Both the Japanese exporters, government ministers and the Bank of Japan officials have been complaining about difficulties caused by the strong yen. For much of the year, the dollar/yen traded higher than 90, facilitating Japanese exports as economies responded to various stimulus plans. Then in May after trading in the mid 90s for a month, the USD began to lose to the yen, reaching a multi year low around 80. Part of the strong yen was the perception that the dollar would be depreciated as the money supply increased. Then as markets often do, the USD started to rally versus the yen once the QEII commenced.
The yen also enjoyed support from speculators, fearful of multiple economic events, who then bought the yen as a "safe haven" during troubled times. Weather the yen is truly a safe haven can be debated, but for a period this was a popular trade for the spec. Without exogenous events to derail the economic recovery, the yen may no longer get support from the safe haven crowd.
There are some other reasons to be suspicious about a robust Japanese recovery and continued yen strength. Dependence on exports to boost activity can be risky. China is now Japan's largest trading partner, and the Chinese inflationary bubble is being cautiously stalked by their economic managers. What are the chances Chinese import demand suffers when the economy chills?
It is unwise to bet on Europe giving a boost to Japanese exports either. There, debt concerns have caused lower bond ratings, higher yields and a lower currency, not the backdrop for expanded demand. For repeating spendthrift offenders, there is a healthy dose of masochistic austerity, which some economists warn will further cause a severe economic contraction.
Japan also has some home grown problems. Reduced tax receipts, far less than expenditures, has resulted a record issuance of debt ¥170T in fiscal 2011. There was ¥44T new debt and ¥114T needed to roll forward previous debt issues. Over 50% of the pension benefits being paid to retired workers requires borrowed money to make these payments in 2011. This was reported in NewsOnJapan.com from Finance Minister Noda:
"The government will continue to shoulder 50% of Japan's basic pension benefits in the next fiscal year, government officials said Tuesday, after it explored the possibility of reducing its contribution due to revenue shortfalls. The government is set to tap surplus funds at a state-backed entity for around 1.2 trillion yen to partly finance the 50% contribution ..."

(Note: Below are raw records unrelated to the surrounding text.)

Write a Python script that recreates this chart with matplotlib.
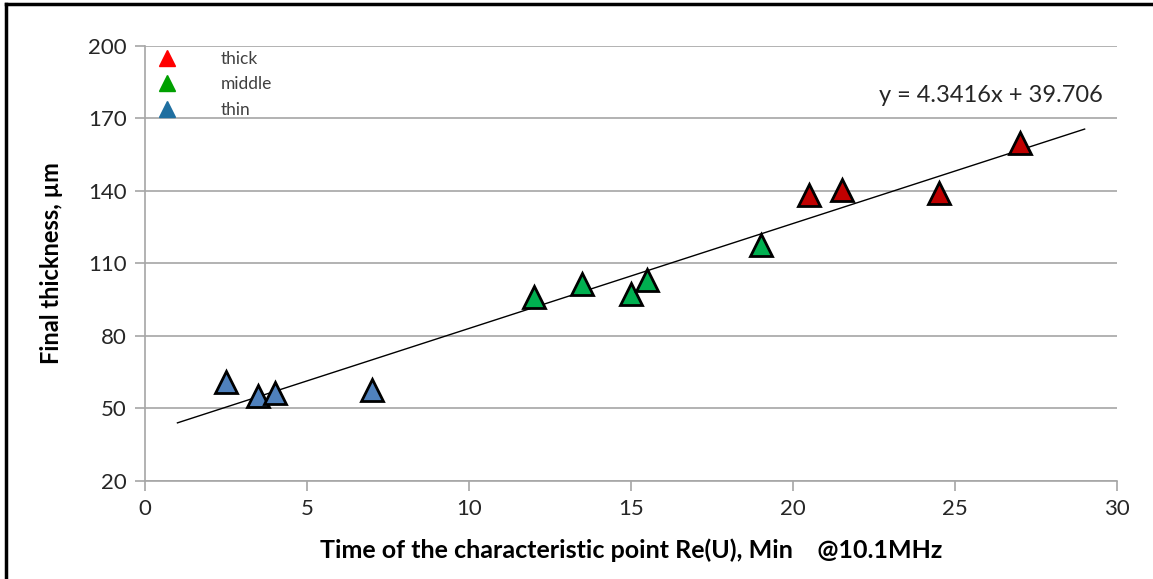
import matplotlib.pyplot as plt
from matplotlib.lines import Line2D
import numpy as np

# ── данные ──
thin_x = [2.5, 3.5, 4.0, 7.0]
thin_y = [61, 55, 56.5, 57.5]
middle_x = [12.0, 13.5, 15.0, 15.5, 19.0]
middle_y = [96, 101.5, 97.5, 103, 117.5]
thick_x = [20.5, 21.5, 24.5, 27.0]
thick_y = [138.5, 140.5, 139, 160]

fit_slope = 4.3416
fit_intercept = 39.706
fit_range = [1, 29]

CLR_THIN = '#4F81BD'
CLR_MID = '#00B050'
CLR_THICK = '#C00000'
CLR_GRID = '#A6A6A6'

plt.rcParams['font.family'] = ['Lato', 'DejaVu Sans']

fig = plt.figure(figsize=(11.53, 5.79), dpi=100)
ax = fig.add_axes([0.1258, 0.1693, 0.9688 - 0.1258, 0.9206 - 0.1693])

kw = dict(marker='^', linestyle='none', markersize=16,
          markeredgecolor='black', markeredgewidth=2, zorder=3)
ax.plot(thin_x, thin_y, color=CLR_THIN, **kw)
ax.plot(middle_x, middle_y, color=CLR_MID, **kw)
ax.plot(thick_x, thick_y, color=CLR_THICK, **kw)

fx = np.array(fit_range)
ax.plot(fx, fit_slope * fx + fit_intercept, color='black', linewidth=1, zorder=2)

ax.set_xlim(0, 30)
ax.set_ylim(20, 200)
ax.set_xticks(range(0, 31, 5))
ax.set_yticks(range(20, 201, 30))
ax.yaxis.grid(True, color=CLR_GRID, linewidth=1.2)
ax.set_axisbelow(True)
for s in ['top', 'right']:
    ax.spines[s].set_visible(False)
for s in ['left', 'bottom']:
    ax.spines[s].set_color(CLR_GRID)
    ax.spines[s].set_linewidth(1.2)
ax.tick_params(axis='both', direction='out', length=7, width=1.2,
               color=CLR_GRID, labelsize=16, labelcolor='#262626', pad=6)

ax.set_xlabel('Time of the characteristic point Re(U), Min    @10.1MHz',
              fontsize=18, fontweight='bold', labelpad=14)
ax.set_ylabel('Final thickness, µm', fontsize=17, fontweight='bold', labelpad=18)

ax.text(0.985, 0.885, f'y = {fit_slope}x + {fit_intercept}', transform=ax.transAxes,
        ha='right', va='center', fontsize=17, color='#262626')

handles = [
    Line2D([], [], marker='^', linestyle='none', color='#FF0000', markersize=11, label='thick'),
    Line2D([], [], marker='^', linestyle='none', color='#00A000', markersize=11, label='middle'),
    Line2D([], [], marker='^', linestyle='none', color='#1F6FA0', markersize=11, label='thin'),
]
ax.legend(handles=handles, loc='upper left', bbox_to_anchor=(-0.0134, 1.025),
          frameon=False, fontsize=12.5, labelspacing=0.55, handletextpad=2.0,
          handlelength=2.2, labelcolor='#404040')

# рамка сверху и слева
fig.add_artist(Line2D([0.005, 1.0], [0.993, 0.993], transform=fig.transFigure,
                      color='black', linewidth=2.5))
fig.add_artist(Line2D([0.005, 0.005], [0.0, 0.993], transform=fig.transFigure,
                      color='black', linewidth=2.5))

plt.savefig('out.png', dpi=100)
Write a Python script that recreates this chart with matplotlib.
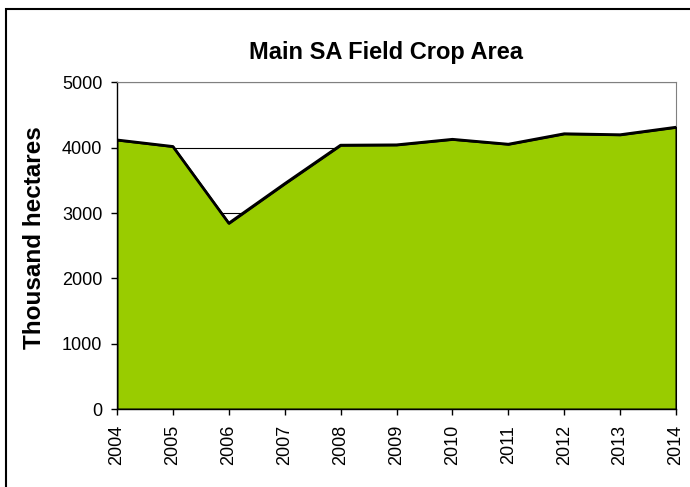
import matplotlib
matplotlib.use("Agg")
import matplotlib.pyplot as plt
from matplotlib.patches import Rectangle

years = [2004, 2005, 2006, 2007, 2008, 2009, 2010, 2011, 2012, 2013, 2014]
area = [4120, 4020, 2845, 3450, 4040, 4045, 4130, 4055, 4215, 4200, 4315]
y_ticks = [0, 1000, 2000, 3000, 4000, 5000]

plt.rcParams['font.family'] = ['Liberation Sans', 'DejaVu Sans']

fig = plt.figure(figsize=(6.9, 4.87), dpi=100)
# chart border like the excel chart frame
fig.patches.append(Rectangle((6 / 690, -0.1), 1.2, 1 - 9 / 487 + 0.1,
                             transform=fig.transFigure, fill=False,
                             edgecolor='black', linewidth=1.5))

ax = fig.add_axes([117 / 690, 1 - 409 / 487, 559 / 690, 326.5 / 487])
ax.set_axisbelow(True)
ax.grid(True, axis='y', color='black', linewidth=0.8)
ax.fill_between(years, area, 0, facecolor='#99CC00', edgecolor='black',
                linewidth=1.5, zorder=3)
ax.plot(years, area, color='black', linewidth=2, zorder=4)

ax.set_xlim(years[0], years[-1])
ax.set_ylim(0, 5000)
ax.set_yticks(y_ticks)
ax.set_xticks(years)
ax.set_xticklabels([str(y) for y in years], rotation=90)
ax.tick_params(axis='both', labelsize=13, length=4.5, width=1, direction='out')
ax.tick_params(axis='x', pad=7)
ax.tick_params(axis='y', pad=6)

for side in ['top', 'right']:
    ax.spines[side].set_color('#808080')
for side in ['left', 'bottom']:
    ax.spines[side].set_color('black')
    ax.spines[side].set_linewidth(1)

fig.text(35 / 690, 1 - 238 / 487, 'Thousand hectares', rotation=90,
         ha='center', va='center', fontsize=17.5, fontweight='bold')
fig.text(386 / 690, 1 - 52 / 487, 'Main SA Field Crop Area', ha='center', va='center',
         fontsize=17, fontweight='bold')

fig.savefig('out.png', dpi=100)
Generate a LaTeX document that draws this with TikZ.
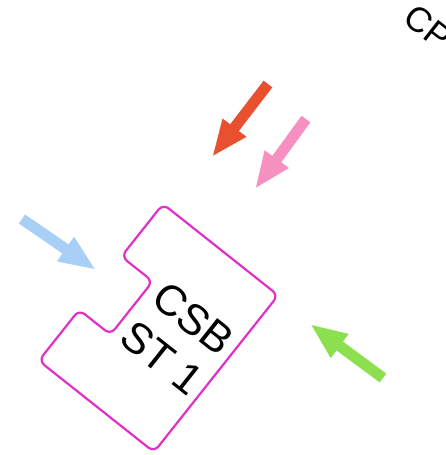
\documentclass[tikz,border=0pt]{standalone}
\usepackage{fontspec}
\setmainfont{Liberation Sans}
\usetikzlibrary{arrows.meta}
\definecolor{arrred}{HTML}{E9502F}
\definecolor{arrpink}{HTML}{F590C0}
\definecolor{arrblue}{HTML}{A8D0F6}
\definecolor{arrgreen}{HTML}{8CE050}
\definecolor{boxmag}{HTML}{E030C8}
\tikzset{
  flow/.style={line width=11pt, -{Triangle[length=37pt 0, width=27pt 0]}},
  csbbox/.style={draw=boxmag, line width=2.2pt, rounded corners=7pt},
}
\begin{document}
\begin{tikzpicture}[x=1pt,y=1pt]
\useasboundingbox (0,0) rectangle (445,-455);
\clip (0,0) rectangle (445,-455);
% arrows
\coordinate (redtail) at (268,-84);  \coordinate (redtip) at (212,-157);
\coordinate (pinktail) at (306,-119); \coordinate (pinktip) at (255,-189);
\coordinate (bluetail) at (22,-219);  \coordinate (bluetip) at (96,-270);
\coordinate (greentail) at (383,-378); \coordinate (greentip) at (310,-324);
\draw[flow, arrred] (redtail) -- (redtip);
\draw[flow, arrpink] (pinktail) -- (pinktip);
\draw[flow, arrblue] (bluetail) -- (bluetip);
\draw[flow, arrgreen] (greentail) -- (greentip);
% CSB ST 1 block
\begin{scope}[shift={(163,-204)}, rotate=-38.4]
\draw[csbbox] (0,0) -- (147,0) -- (147,-200) -- (0,-200) -- (0,-135) -- (40,-135) -- (40,-67) -- (0,-67) -- cycle;
\node[inner sep=0pt, align=center, rotate=-38.4, font=\fontsize{43}{50}\selectfont] (csb) at (95,-96) {CSB\\ST 1};
\end{scope}
% cut-off label at top right
\node[inner sep=0pt, anchor=west, rotate=-38, font=\fontsize{35}{40}\selectfont] (cp) at (409,-12) {CP};
\end{tikzpicture}
\end{document}
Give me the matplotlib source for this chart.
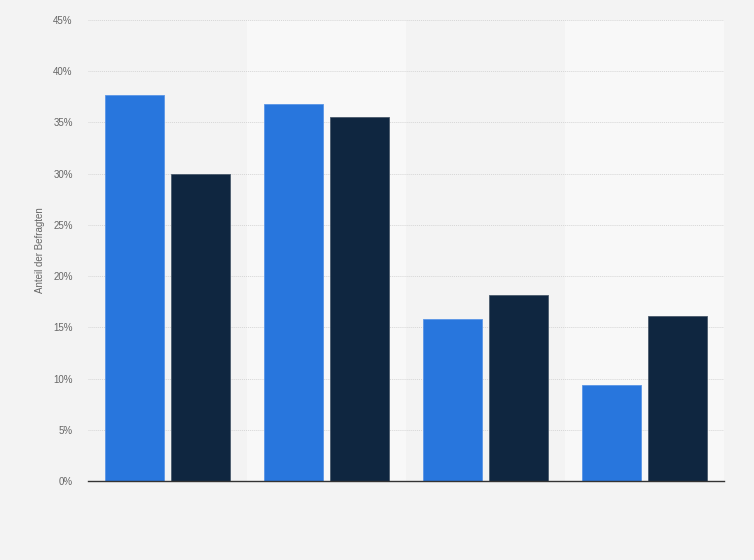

With Japanese 10 year notes yielding only 1.15%, the debt problems are much less severe than some of the rates being paid in Europe, but rates can change.
Nations with excessive debt can muddle through, but it generally takes a young, growing population and rapid economic growth. Japan has neither. In addition to the aging Japanese population, the 2011 FY growth rate in Japan is estimated to be 1.5%. In the U.S. today, the final q/q GDP estimate came in at +2.6%, by comparison. Going forward the U.S. estimates are 3% or more per quarter.
For the past month trade in the USD/JPY has been a dull affair with the trade confined to the 83 to 84.50 range. There are rumors that Japanese exporters may wish to repatriate the yen prior to the end of 2010. Should this market move back toward the 83.20 area, let's try to buy the USD/JPY. An alternative to consider is a long CAD versus the yen in the 82.10 area.